Saturday, January 4, 2020

Terrifying Wholesomeness



Rahnee and I were eating dinner in a restaurant, just minding our business and having a grand old time, when I saw something that scared the living hell out of me. It triggered severe PTSD flashbacks.

A guy sat at a nearby table and he wore a red preppy sweater over a white shirt. I gasped and muttered, “Oh Dear God! It’s Up With People!”

Rahnee’s face twisted up, inquisitively. She had no idea what that out-of-the-blue comment was all about. It hit me that she’s much younger than me and since Up With People was a phenomenon mostly of the 1960s and 70s, she might not have been subjected to them. So now I had to explain to her what Up With People was and what made them so terrifying.

I told her that when I was a teenage inmate at the state operated boarding school for crippled kids, which I affectionately refer to as the Sam Houston Institute of Technology (SHIT), they took us on a field trip to a theater. The performers were the Up With People troupe. And they were just as I’d seen them on TV, performing at football game halftimes and on hokey variety shows. As I remember, the guys wore red or blue preppy sweaters over white shirts and the females wore matching red or blue jumpers with white blouses. The performers were all as white and pure as could be. They all had permanent, lobotomized smiles and they sang relentlessly upbeat songs about how we all need to be nice to each other while they performed stiff, synchronized choreography.
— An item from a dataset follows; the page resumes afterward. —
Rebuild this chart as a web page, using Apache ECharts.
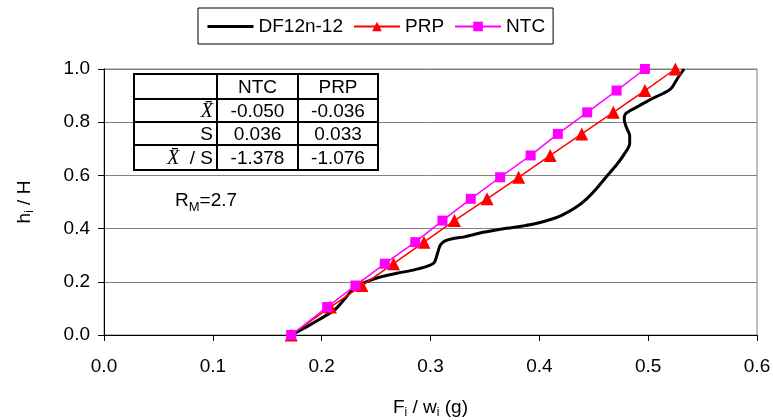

It scared the hell out of me in the same way the guy on the Quaker Oats box scared the hell out of me when I was a child. I wasn’t scared of the Quaker Oats guy in the sense that I thought he would break into my room and stab me to death or anything like that. When I look back, I realize what terrified me was his overpowering wholesomeness. I’ve always reacted that way to people who are unabashedly wholesome. I get paranoid that they’re coming after us all. Their agenda is to release a tidal wave of wholesomeness that will drown us all and when it recedes we’ll all be as wholesome are they are.

That’s how Up With People affected me as a teen. I just wanted to get the hell out of that theater before their ingenious form of torture broke me down to the point where I’d surrender and become one of them.

Seeing the guy in the red preppy sweater made this all come rushing back. I explained all this to Rahnee and her face shifted into a new look that said, “What kind of drugs have you taken?” It was a look of pity.

When we got home, I sent her an internet video of Up With People performing in the 1960s and 70s. So at least she knows I didn’t make it all up, though she probably still wonders what kind of drugs I’ve taken.